Sacré casse-tête, donc. Mais s’il y a litige, l’art. 651a du CC règle le partage en attribuant la garde de la bête à la personne qui représente la meilleure solution pour elle. Cet article précise également que le juge peut condamner le gardien à indemniser son ex pour l’avoir privé de son animal. «Aucune garde partagée n’est prévue par la loi en cas de conflit, et aucune pension alimentaire pour chien ou chat n’est prévue, informe Elodie Gallarotti. Toutefois, si les parties sont d’accord, tout est possible. On peut par exemple prévoir que le chien suive les enfants en garde alternée.»

Parfois, ce procédé fonctionne. «Je connais un cas autour de moi où, malgré la séparation du couple, Monsieur continue de venir régulièrement faire la promenade de leur chien, dont la garde a pourtant été confiée à Madame sur un commun accord», commente Yves Dufour. 

Bête comme chose

Les droits des animaux sont réglementés par différentes lois en Suisse. En droit public, plusieurs lois fixent des normes pour leur traitement, dont la loi fédérale sur la protection des animaux (LPA). En droit privé, le Code civil définit l’animal ainsi, dans son article 641a: «Les animaux ne sont pas des choses.» Or le second alinéa précise: «Sauf disposition contraire, les dispositions s’appliquant aux choses sont également valables pour les animaux.»

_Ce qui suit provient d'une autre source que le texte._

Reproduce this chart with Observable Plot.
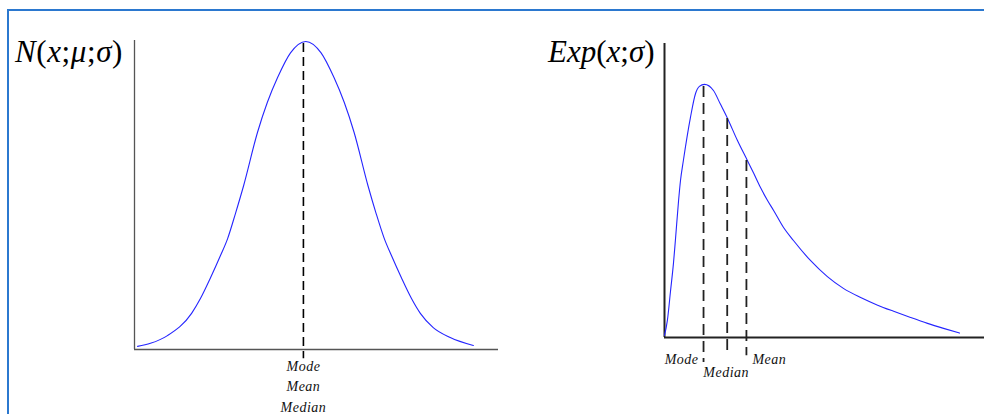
<!DOCTYPE html>
<html><head><meta charset="utf-8">
<script src="https://cdn.jsdelivr.net/npm/d3@7"></script>
<script src="https://cdn.jsdelivr.net/npm/@observablehq/plot@0.6"></script>
<style>
html,body{margin:0;padding:0;background:#fff;}
#wrap{position:relative;width:984px;height:414px;overflow:hidden;background:#fff;}
#frame{position:absolute;left:7px;top:9px;width:1100px;height:600px;border:2px solid #2b78cf;box-sizing:border-box;}
.title{position:absolute;font-family:"Liberation Serif","Times New Roman",serif;font-size:31px;line-height:1;white-space:nowrap;color:#000;}
.title i{font-style:italic;}
.panel{position:absolute;top:0;}
.panel svg text{letter-spacing:0.5px;}
</style></head>
<body><div id="wrap"><div id="frame"></div>
<div class="panel" id="left" style="left:0"></div>
<div class="panel" id="right" style="left:500px"></div>
<div class="title" style="left:15px;top:36px;letter-spacing:0.6px"><i>N</i>(<i>x</i>;<i>μ</i>;<i>σ</i>)</div>
<div class="title" style="left:548px;top:36px"><i>Exp</i>(<i>x</i>;<i>σ</i>)</div>
</div>
<script>
// Normal distribution curve (relative units)
const normalX = [0.09,0.47,0.97,1.68,1.94,2.24,2.53,2.74,2.97,3.21,3.62,3.91,4.21,4.59,5.04,5.49,5.87,6.17,6.46,6.87,7.11,7.35,7.56,7.85,8.15,8.41,8.79,9.29,9.97];
const normalY = [0.010,0.020,0.045,0.117,0.165,0.233,0.304,0.359,0.440,0.530,0.703,0.800,0.880,0.960,0.997,0.960,0.880,0.800,0.703,0.530,0.440,0.359,0.304,0.233,0.165,0.117,0.071,0.039,0.013];
const normalMode = 4.97;          // mode = mean = median
const normalStatTop = 0.99;
const normalLabels = ["Mode", "Mean", "Median"];

// Skewed distribution curve
const skewX = [0,0.09,0.19,0.28,0.34,0.44,0.50,0.59,0.81,0.97,1.09,1.25,1.53,1.75,1.97,2.28,2.59,2.78,3.00,3.22,3.41,3.72,4.03,4.56,5.09,5.59,6.13,6.66,7.16,7.69,8.22,8.72,9.22];
const skewY = [0.007,0.058,0.160,0.252,0.330,0.466,0.534,0.602,0.748,0.830,0.854,0.861,0.840,0.793,0.745,0.670,0.602,0.560,0.510,0.466,0.432,0.374,0.330,0.262,0.207,0.167,0.136,0.110,0.089,0.068,0.048,0.031,0.015];
const skewStatNames = ["Mode", "Median", "Mean"];
const skewStatX = [1.22, 1.96, 2.56];
const skewStatTop = [0.854, 0.745, 0.602];

const normalData = normalX.map((x, i) => ({x, y: normalY[i]}));
const skewData = skewX.map((x, i) => ({x, y: skewY[i]}));
const skewStats = skewStatNames.map((name, i) => ({name, x: skewStatX[i], top: skewStatTop[i]}));

const curveColor = "#2525ff";
const labelFont = {fontFamily: "'Liberation Serif', 'Times New Roman', serif", fontStyle: "italic", fontSize: 14, fill: "#111"};

const left = Plot.plot({
  width: 500, height: 414,
  marginLeft: 134, marginRight: 2, marginTop: 40, marginBottom: 65,
  x: {domain: [0, 10.71], axis: null},
  y: {domain: [0, 1], axis: null},
  style: {background: "transparent", overflow: "visible"},
  marks: [
    Plot.ruleX([0], {y1: 0, y2: 1, stroke: "#555", strokeWidth: 1.3}),
    Plot.ruleY([0], {x1: 0, x2: 10.71, stroke: "#555", strokeWidth: 1.3}),
    Plot.line(normalData, {x: "x", y: "y", stroke: curveColor, strokeWidth: 1.1, curve: "monotone-x"}),
    Plot.ruleX([normalMode], {y1: normalStatTop, y2: -0.03, stroke: "#000", strokeWidth: 1.6, strokeDasharray: "9,5"}),
    ...normalLabels.map((t, i) => Plot.text([t], {x: normalMode, y: 0, text: d => d, dy: 21 + 20.5 * i, lineAnchor: "bottom", textAnchor: "middle", ...labelFont}))
  ]
});
document.getElementById("left").appendChild(left);

const right = Plot.plot({
  width: 484, height: 414,
  marginLeft: 164, marginRight: 0, marginTop: 43, marginBottom: 77,
  x: {domain: [0, 10], axis: null},
  y: {domain: [0, 1], axis: null},
  style: {background: "transparent", overflow: "visible"},
  marks: [
    Plot.ruleX([0], {y1: 0, y2: 1, stroke: "#222", strokeWidth: 2}),
    Plot.ruleY([0], {x1: 0, x2: 10, stroke: "#222", strokeWidth: 2}),
    Plot.line(skewData, {x: "x", y: "y", stroke: curveColor, strokeWidth: 1.1, curve: "monotone-x"}),
    Plot.ruleX(skewStats, {x: "x", y1: "top", y2: d => d.name === "Mode" ? -0.085 : -0.062, stroke: "#222", strokeWidth: 1.8, strokeDasharray: "11,6"}),
    Plot.text([skewStats[0]], {x: "x", y: 0, text: "name", dx: -5, dy: 26, lineAnchor: "bottom", textAnchor: "end", ...labelFont}),
    Plot.text([skewStats[1]], {x: "x", y: 0, text: "name", dx: -1, dy: 39, lineAnchor: "bottom", textAnchor: "middle", ...labelFont}),
    Plot.text([skewStats[2]], {x: "x", y: 0, text: "name", dx: 6, dy: 26, lineAnchor: "bottom", textAnchor: "start", ...labelFont})
  ]
});
document.getElementById("right").appendChild(right);
</script>
</body></html>
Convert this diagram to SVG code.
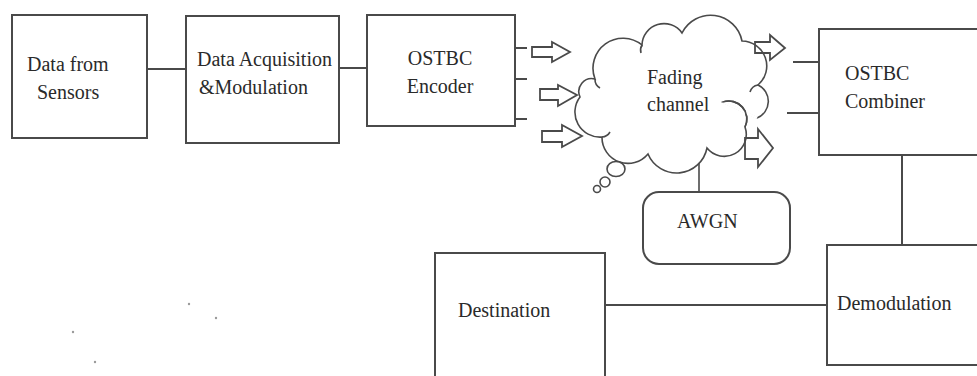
<svg xmlns="http://www.w3.org/2000/svg" width="977" height="376" viewBox="0 0 977 376">
<style>
.box{fill:#fff;stroke:#4a4a4a;stroke-width:2}
.ln{fill:none;stroke:#4a4a4a;stroke-width:2}
.cl{fill:#fff;stroke:#4a4a4a;stroke-width:1.6}
.cln{fill:none;stroke:#4a4a4a;stroke-width:1.6}
.ar{fill:none;stroke:#4a4a4a;stroke-width:1.8;stroke-linejoin:miter}
.t{font-family:"Liberation Serif","Times New Roman",serif;font-size:20px;fill:#2a2a2a}
.dot{fill:#9a9a9a}
</style>
<rect width="977" height="376" fill="#fff"/>

<g id="connectors">
<line class="ln" x1="147" y1="69" x2="186" y2="69"/>
<line class="ln" x1="339" y1="68" x2="367" y2="68"/>
<line class="ln" x1="515" y1="48" x2="527" y2="48"/>
<line class="ln" x1="515" y1="79" x2="527" y2="79"/>
<line class="ln" x1="515" y1="119" x2="527" y2="119"/>
<line class="ln" x1="793" y1="62" x2="819" y2="62"/>
<line class="ln" x1="787" y1="113" x2="819" y2="113"/>
<line class="ln" x1="902" y1="155" x2="902" y2="245"/>
<line class="ln" x1="605" y1="305" x2="827" y2="305"/>
<line class="cln" x1="699" y1="162" x2="699" y2="192"/>
</g>

<g id="sensors">
<rect class="box" x="12" y="15" width="135" height="123"/>
<text class="t" x="27" y="71">Data from</text>
<text class="t" x="37" y="99">Sensors</text>
</g>

<g id="acquisition">
<rect class="box" x="186" y="16" width="153" height="127"/>
<text class="t" x="197" y="66">Data Acquisition</text>
<text class="t" x="199" y="94">&amp;Modulation</text>
</g>

<g id="encoder">
<rect class="box" x="367" y="15" width="148" height="111"/>
<text class="t" x="440" y="65" text-anchor="middle">OSTBC</text>
<text class="t" x="440" y="93" text-anchor="middle">Encoder</text>
</g>

<g id="fading-channel">
<path class="cl" d="M757,118 L723,102 A18,18 0 0 1 745,127 A22,22 0 0 1 707,148 A31,31 0 0 1 648,154 A26,26 0 0 1 602,137 A25,25 0 0 1 580,97 A13,13 0 0 1 595,79 A30,30 0 0 1 642,45 A22,22 0 0 1 682,33 A32,32 0 0 1 742,41 A25,25 0 0 1 758,85 A18,18 0 0 1 757,118"/>
<path class="cln" d="M757,118 L723,102" stroke="#fff" style="stroke:#fff;stroke-width:3"/>
<path class="cln" d="M723,102 A18,18 0 0 1 745,127"/>
<path class="cln" d="M595,79 A10,10 0 0 0 600,88"/>
<path class="cln" d="M758,85 A10,10 0 0 0 750,92"/>
<path class="cln" d="M642,45 A10,10 0 0 0 641,53"/>
<path class="cln" d="M602,137 A10,10 0 0 0 610,132"/>
<ellipse class="cl" cx="616" cy="169" rx="9" ry="7.5"/>
<circle class="cl" cx="605" cy="182" r="5"/>
<circle class="cl" cx="597" cy="189" r="3.5"/>
<text class="t" x="647" y="84">Fading</text>
<text class="t" x="647" y="111">channel</text>
</g>

<g id="tx-arrows">
<path class="ar" d="M532,47 H552 V42 L570,52 L552,62 V57 H532 Z"/>
<path class="ar" d="M540,89 H558 V85 L577,95 L558,106 V100 H540 Z"/>
<path class="ar" d="M542,131 H562 V125 L582,136 L562,147 V142 H542 Z"/>
<path class="ar" d="M755,42 H770 V35 L785,48 L770,60 V53 H755 Z"/>
<path class="ar" d="M745,138 H758 V129 L773,148 L758,167 V159 H745 Z"/>
</g>

<g id="combiner">
<rect class="box" x="819" y="29" width="170" height="126"/>
<text class="t" x="845" y="80">OSTBC</text>
<text class="t" x="845" y="108">Combiner</text>
</g>

<g id="awgn">
<rect class="box" x="643" y="192" width="147" height="72" rx="16" ry="16"/>
<text class="t" x="677" y="228">AWGN</text>
</g>

<g id="destination">
<rect class="box" x="435" y="253" width="170" height="140"/>
<text class="t" x="458" y="317">Destination</text>
</g>

<g id="demodulation">
<rect class="box" x="827" y="245" width="170" height="120"/>
<text class="t" x="837" y="310">Demodulation</text>
</g>

<g id="specks">
<circle class="dot" cx="189" cy="304" r="1.2"/>
<circle class="dot" cx="216" cy="318" r="1.2"/>
<circle class="dot" cx="73" cy="332" r="1.2"/>
<circle class="dot" cx="95" cy="362" r="1.2"/>
</g>
</svg>
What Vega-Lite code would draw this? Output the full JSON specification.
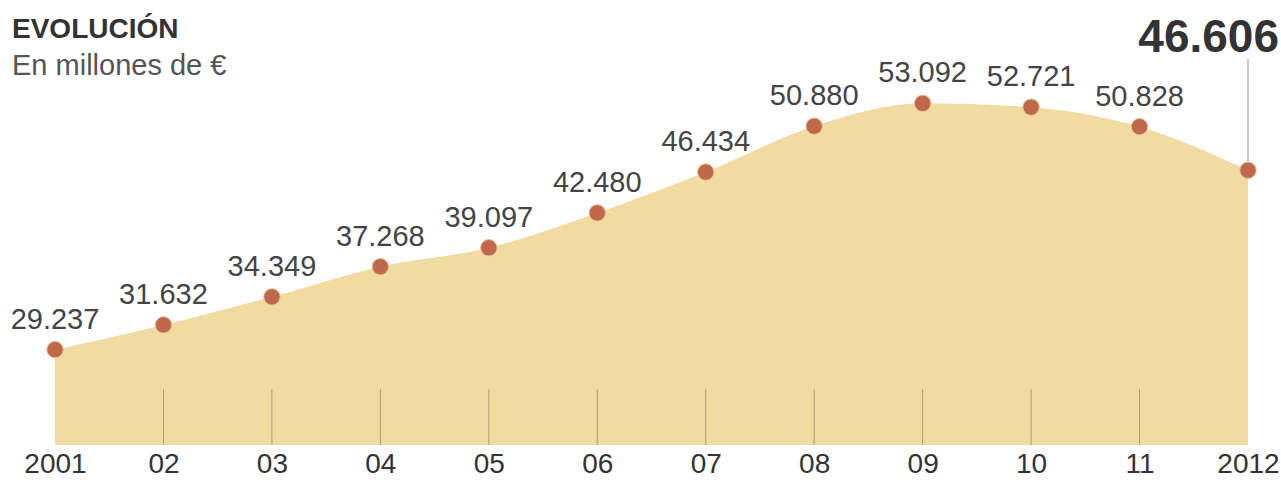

«Le texte est contradictoire, commente Me Elodie Gallarotti. Le premier alinéa a une valeur plus morale que juridique. Il reste qu’en droit civil, les animaux de compagnie sont considérés comme des biens, malgré le fait qu’ils soient des êtres sensibles.» L’avocate précise que c’est suite à une initiative parlementaire déposée en 1999 par l’ancien conseiller aux États Dick Marty que certaines dispositions pour améliorer le statut des animaux ont été introduites dans la loi suisse, notamment l’article 641a et son premier alinéa, qui fonctionne comme une intention.